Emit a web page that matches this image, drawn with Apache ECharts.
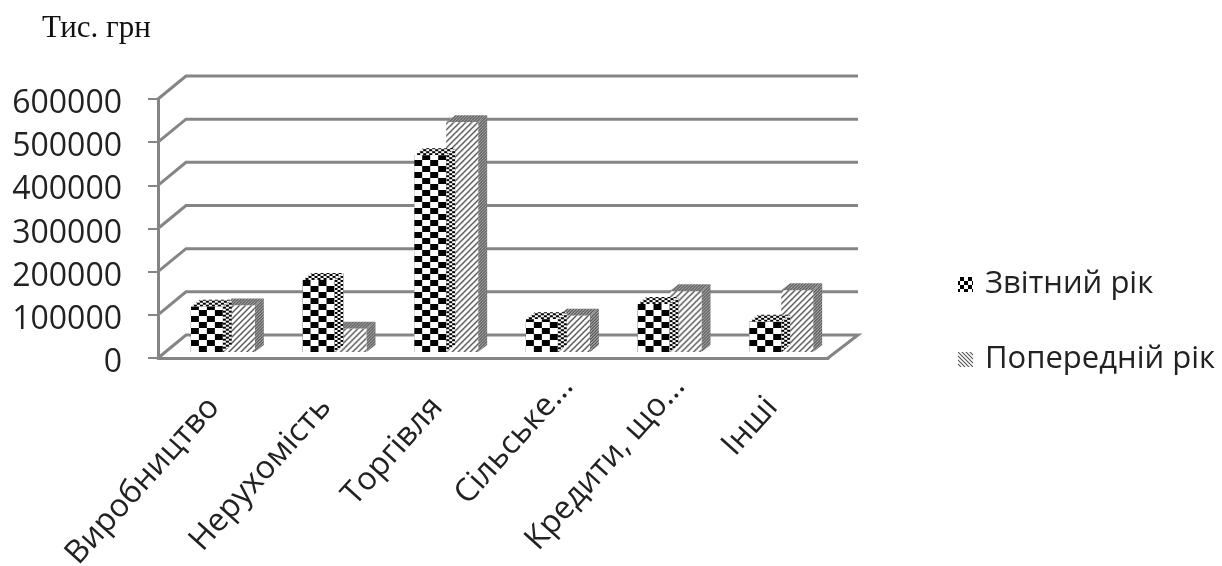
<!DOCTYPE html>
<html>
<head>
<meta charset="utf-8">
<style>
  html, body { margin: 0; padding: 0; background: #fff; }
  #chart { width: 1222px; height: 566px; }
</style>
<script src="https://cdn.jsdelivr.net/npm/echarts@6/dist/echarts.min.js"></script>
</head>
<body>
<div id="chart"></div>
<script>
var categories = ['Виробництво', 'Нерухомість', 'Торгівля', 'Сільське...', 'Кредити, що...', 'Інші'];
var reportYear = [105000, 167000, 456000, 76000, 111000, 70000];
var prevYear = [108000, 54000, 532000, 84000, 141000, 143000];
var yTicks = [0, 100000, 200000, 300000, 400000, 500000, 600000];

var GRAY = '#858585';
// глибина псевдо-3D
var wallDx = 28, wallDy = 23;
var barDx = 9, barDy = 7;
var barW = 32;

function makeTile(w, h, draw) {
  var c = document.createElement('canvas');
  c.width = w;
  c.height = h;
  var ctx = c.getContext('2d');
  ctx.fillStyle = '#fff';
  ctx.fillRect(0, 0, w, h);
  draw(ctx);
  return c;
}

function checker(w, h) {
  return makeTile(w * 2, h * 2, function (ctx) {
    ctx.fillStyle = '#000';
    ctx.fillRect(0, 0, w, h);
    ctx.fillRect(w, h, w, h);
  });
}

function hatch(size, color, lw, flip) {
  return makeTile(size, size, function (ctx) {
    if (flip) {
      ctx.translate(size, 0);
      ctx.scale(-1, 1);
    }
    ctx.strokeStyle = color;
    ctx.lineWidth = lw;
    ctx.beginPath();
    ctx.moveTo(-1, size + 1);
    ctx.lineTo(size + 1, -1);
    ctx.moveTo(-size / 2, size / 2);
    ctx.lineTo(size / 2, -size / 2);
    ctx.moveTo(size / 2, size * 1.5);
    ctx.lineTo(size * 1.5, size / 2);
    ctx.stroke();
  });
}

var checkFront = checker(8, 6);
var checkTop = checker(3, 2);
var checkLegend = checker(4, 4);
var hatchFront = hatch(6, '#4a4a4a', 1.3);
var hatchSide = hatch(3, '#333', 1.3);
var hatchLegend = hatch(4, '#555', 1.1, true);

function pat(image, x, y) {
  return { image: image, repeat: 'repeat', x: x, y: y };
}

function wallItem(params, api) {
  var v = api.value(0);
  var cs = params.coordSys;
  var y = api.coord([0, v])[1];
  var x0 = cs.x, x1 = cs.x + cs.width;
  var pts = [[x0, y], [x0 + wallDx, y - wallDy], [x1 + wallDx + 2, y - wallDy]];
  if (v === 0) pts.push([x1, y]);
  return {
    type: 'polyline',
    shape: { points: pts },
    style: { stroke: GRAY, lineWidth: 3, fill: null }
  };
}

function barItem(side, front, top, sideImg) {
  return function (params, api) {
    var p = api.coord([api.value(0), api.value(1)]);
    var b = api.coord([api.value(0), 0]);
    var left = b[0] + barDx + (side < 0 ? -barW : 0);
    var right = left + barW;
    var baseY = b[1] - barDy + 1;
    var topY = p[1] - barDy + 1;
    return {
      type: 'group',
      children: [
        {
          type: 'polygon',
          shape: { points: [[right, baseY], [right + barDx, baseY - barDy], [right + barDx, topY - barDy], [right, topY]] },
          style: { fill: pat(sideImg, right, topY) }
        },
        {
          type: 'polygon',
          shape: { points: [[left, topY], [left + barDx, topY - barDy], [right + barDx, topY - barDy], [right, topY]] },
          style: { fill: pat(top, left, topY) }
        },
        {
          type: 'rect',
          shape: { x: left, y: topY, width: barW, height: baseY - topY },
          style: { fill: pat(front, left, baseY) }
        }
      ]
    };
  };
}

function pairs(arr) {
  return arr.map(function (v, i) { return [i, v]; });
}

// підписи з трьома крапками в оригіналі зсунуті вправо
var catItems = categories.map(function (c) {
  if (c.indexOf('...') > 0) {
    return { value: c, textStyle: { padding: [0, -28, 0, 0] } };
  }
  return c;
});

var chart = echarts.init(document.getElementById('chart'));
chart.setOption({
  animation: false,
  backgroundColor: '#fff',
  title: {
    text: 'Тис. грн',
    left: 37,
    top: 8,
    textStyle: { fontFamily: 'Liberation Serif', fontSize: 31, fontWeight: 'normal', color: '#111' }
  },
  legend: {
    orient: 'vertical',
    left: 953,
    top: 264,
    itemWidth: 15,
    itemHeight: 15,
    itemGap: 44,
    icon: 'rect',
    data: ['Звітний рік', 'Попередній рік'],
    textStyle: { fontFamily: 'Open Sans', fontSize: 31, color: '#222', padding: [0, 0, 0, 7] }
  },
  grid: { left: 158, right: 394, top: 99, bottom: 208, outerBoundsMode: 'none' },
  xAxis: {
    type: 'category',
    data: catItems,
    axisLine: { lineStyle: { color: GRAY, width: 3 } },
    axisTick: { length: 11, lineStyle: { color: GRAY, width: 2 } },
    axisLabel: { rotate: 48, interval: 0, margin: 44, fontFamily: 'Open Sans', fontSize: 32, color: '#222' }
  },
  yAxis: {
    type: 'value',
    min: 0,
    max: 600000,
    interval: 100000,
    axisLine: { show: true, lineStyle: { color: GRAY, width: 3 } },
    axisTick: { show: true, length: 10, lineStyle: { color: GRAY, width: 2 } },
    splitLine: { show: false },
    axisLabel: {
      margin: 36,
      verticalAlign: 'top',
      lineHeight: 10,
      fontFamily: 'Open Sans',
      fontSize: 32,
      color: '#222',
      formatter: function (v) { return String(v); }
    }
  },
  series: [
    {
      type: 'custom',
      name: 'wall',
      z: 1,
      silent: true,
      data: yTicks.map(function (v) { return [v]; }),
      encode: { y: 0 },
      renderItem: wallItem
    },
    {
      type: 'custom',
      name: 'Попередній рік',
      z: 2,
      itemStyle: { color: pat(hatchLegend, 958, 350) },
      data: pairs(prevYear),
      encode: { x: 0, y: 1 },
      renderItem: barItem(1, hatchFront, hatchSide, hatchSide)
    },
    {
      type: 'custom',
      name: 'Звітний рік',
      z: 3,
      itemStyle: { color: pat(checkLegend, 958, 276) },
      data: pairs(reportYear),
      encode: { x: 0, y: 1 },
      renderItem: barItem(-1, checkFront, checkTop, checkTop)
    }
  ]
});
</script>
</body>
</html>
------------------------------
> _Exercise description_
Return each line of the data, keeping its wording exact and omitting pictures.

> _Exercise response_
Emit a web page that matches this image, drawn with Apache ECharts.
<!DOCTYPE html>
<html>
<head>
<meta charset="utf-8">
<style>
  html, body { margin: 0; padding: 0; background: #fff; }
  #chart { width: 1222px; height: 566px; }
</style>
<script src="https://cdn.jsdelivr.net/npm/echarts@6/dist/echarts.min.js"></script>
</head>
<body>
<div id="chart"></div>
<script>
var categories = ['Виробництво', 'Нерухомість', 'Торгівля', 'Сільське...', 'Кредити, що...', 'Інші'];
var reportYear = [105000, 167000, 456000, 76000, 111000, 70000];
var prevYear = [108000, 54000, 532000, 84000, 141000, 143000];
var yTicks = [0, 100000, 200000, 300000, 400000, 500000, 600000];

var GRAY = '#858585';
// глибина псевдо-3D
var wallDx = 28, wallDy = 23;
var barDx = 9, barDy = 7;
var barW = 32;

function makeTile(w, h, draw) {
  var c = document.createElement('canvas');
  c.width = w;
  c.height = h;
  var ctx = c.getContext('2d');
  ctx.fillStyle = '#fff';
  ctx.fillRect(0, 0, w, h);
  draw(ctx);
  return c;
}

function checker(w, h) {
  return makeTile(w * 2, h * 2, function (ctx) {
    ctx.fillStyle = '#000';
    ctx.fillRect(0, 0, w, h);
    ctx.fillRect(w, h, w, h);
  });
}

function hatch(size, color, lw, flip) {
  return makeTile(size, size, function (ctx) {
    if (flip) {
      ctx.translate(size, 0);
      ctx.scale(-1, 1);
    }
    ctx.strokeStyle = color;
    ctx.lineWidth = lw;
    ctx.beginPath();
    ctx.moveTo(-1, size + 1);
    ctx.lineTo(size + 1, -1);
    ctx.moveTo(-size / 2, size / 2);
    ctx.lineTo(size / 2, -size / 2);
    ctx.moveTo(size / 2, size * 1.5);
    ctx.lineTo(size * 1.5, size / 2);
    ctx.stroke();
  });
}

var checkFront = checker(8, 6);
var checkTop = checker(3, 2);
var checkLegend = checker(4, 4);
var hatchFront = hatch(6, '#4a4a4a', 1.3);
var hatchSide = hatch(3, '#333', 1.3);
var hatchLegend = hatch(4, '#555', 1.1, true);

function pat(image, x, y) {
  return { image: image, repeat: 'repeat', x: x, y: y };
}

function wallItem(params, api) {
  var v = api.value(0);
  var cs = params.coordSys;
  var y = api.coord([0, v])[1];
  var x0 = cs.x, x1 = cs.x + cs.width;
  var pts = [[x0, y], [x0 + wallDx, y - wallDy], [x1 + wallDx + 2, y - wallDy]];
  if (v === 0) pts.push([x1, y]);
  return {
    type: 'polyline',
    shape: { points: pts },
    style: { stroke: GRAY, lineWidth: 3, fill: null }
  };
}

function barItem(side, front, top, sideImg) {
  return function (params, api) {
    var p = api.coord([api.value(0), api.value(1)]);
    var b = api.coord([api.value(0), 0]);
    var left = b[0] + barDx + (side < 0 ? -barW : 0);
    var right = left + barW;
    var baseY = b[1] - barDy + 1;
    var topY = p[1] - barDy + 1;
    return {
      type: 'group',
      children: [
        {
          type: 'polygon',
          shape: { points: [[right, baseY], [right + barDx, baseY - barDy], [right + barDx, topY - barDy], [right, topY]] },
          style: { fill: pat(sideImg, right, topY) }
        },
        {
          type: 'polygon',
          shape: { points: [[left, topY], [left + barDx, topY - barDy], [right + barDx, topY - barDy], [right, topY]] },
          style: { fill: pat(top, left, topY) }
        },
        {
          type: 'rect',
          shape: { x: left, y: topY, width: barW, height: baseY - topY },
          style: { fill: pat(front, left, baseY) }
        }
      ]
    };
  };
}

function pairs(arr) {
  return arr.map(function (v, i) { return [i, v]; });
}

// підписи з трьома крапками в оригіналі зсунуті вправо
var catItems = categories.map(function (c) {
  if (c.indexOf('...') > 0) {
    return { value: c, textStyle: { padding: [0, -28, 0, 0] } };
  }
  return c;
});

var chart = echarts.init(document.getElementById('chart'));
chart.setOption({
  animation: false,
  backgroundColor: '#fff',
  title: {
    text: 'Тис. грн',
    left: 37,
    top: 8,
    textStyle: { fontFamily: 'Liberation Serif', fontSize: 31, fontWeight: 'normal', color: '#111' }
  },
  legend: {
    orient: 'vertical',
    left: 953,
    top: 264,
    itemWidth: 15,
    itemHeight: 15,
    itemGap: 44,
    icon: 'rect',
    data: ['Звітний рік', 'Попередній рік'],
    textStyle: { fontFamily: 'Open Sans', fontSize: 31, color: '#222', padding: [0, 0, 0, 7] }
  },
  grid: { left: 158, right: 394, top: 99, bottom: 208, outerBoundsMode: 'none' },
  xAxis: {
    type: 'category',
    data: catItems,
    axisLine: { lineStyle: { color: GRAY, width: 3 } },
    axisTick: { length: 11, lineStyle: { color: GRAY, width: 2 } },
    axisLabel: { rotate: 48, interval: 0, margin: 44, fontFamily: 'Open Sans', fontSize: 32, color: '#222' }
  },
  yAxis: {
    type: 'value',
    min: 0,
    max: 600000,
    interval: 100000,
    axisLine: { show: true, lineStyle: { color: GRAY, width: 3 } },
    axisTick: { show: true, length: 10, lineStyle: { color: GRAY, width: 2 } },
    splitLine: { show: false },
    axisLabel: {
      margin: 36,
      verticalAlign: 'top',
      lineHeight: 10,
      fontFamily: 'Open Sans',
      fontSize: 32,
      color: '#222',
      formatter: function (v) { return String(v); }
    }
  },
  series: [
    {
      type: 'custom',
      name: 'wall',
      z: 1,
      silent: true,
      data: yTicks.map(function (v) { return [v]; }),
      encode: { y: 0 },
      renderItem: wallItem
    },
    {
      type: 'custom',
      name: 'Попередній рік',
      z: 2,
      itemStyle: { color: pat(hatchLegend, 958, 350) },
      data: pairs(prevYear),
      encode: { x: 0, y: 1 },
      renderItem: barItem(1, hatchFront, hatchSide, hatchSide)
    },
    {
      type: 'custom',
      name: 'Звітний рік',
      z: 3,
      itemStyle: { color: pat(checkLegend, 958, 276) },
      data: pairs(reportYear),
      encode: { x: 0, y: 1 },
      renderItem: barItem(-1, checkFront, checkTop, checkTop)
    }
  ]
});
</script>
</body>
</html>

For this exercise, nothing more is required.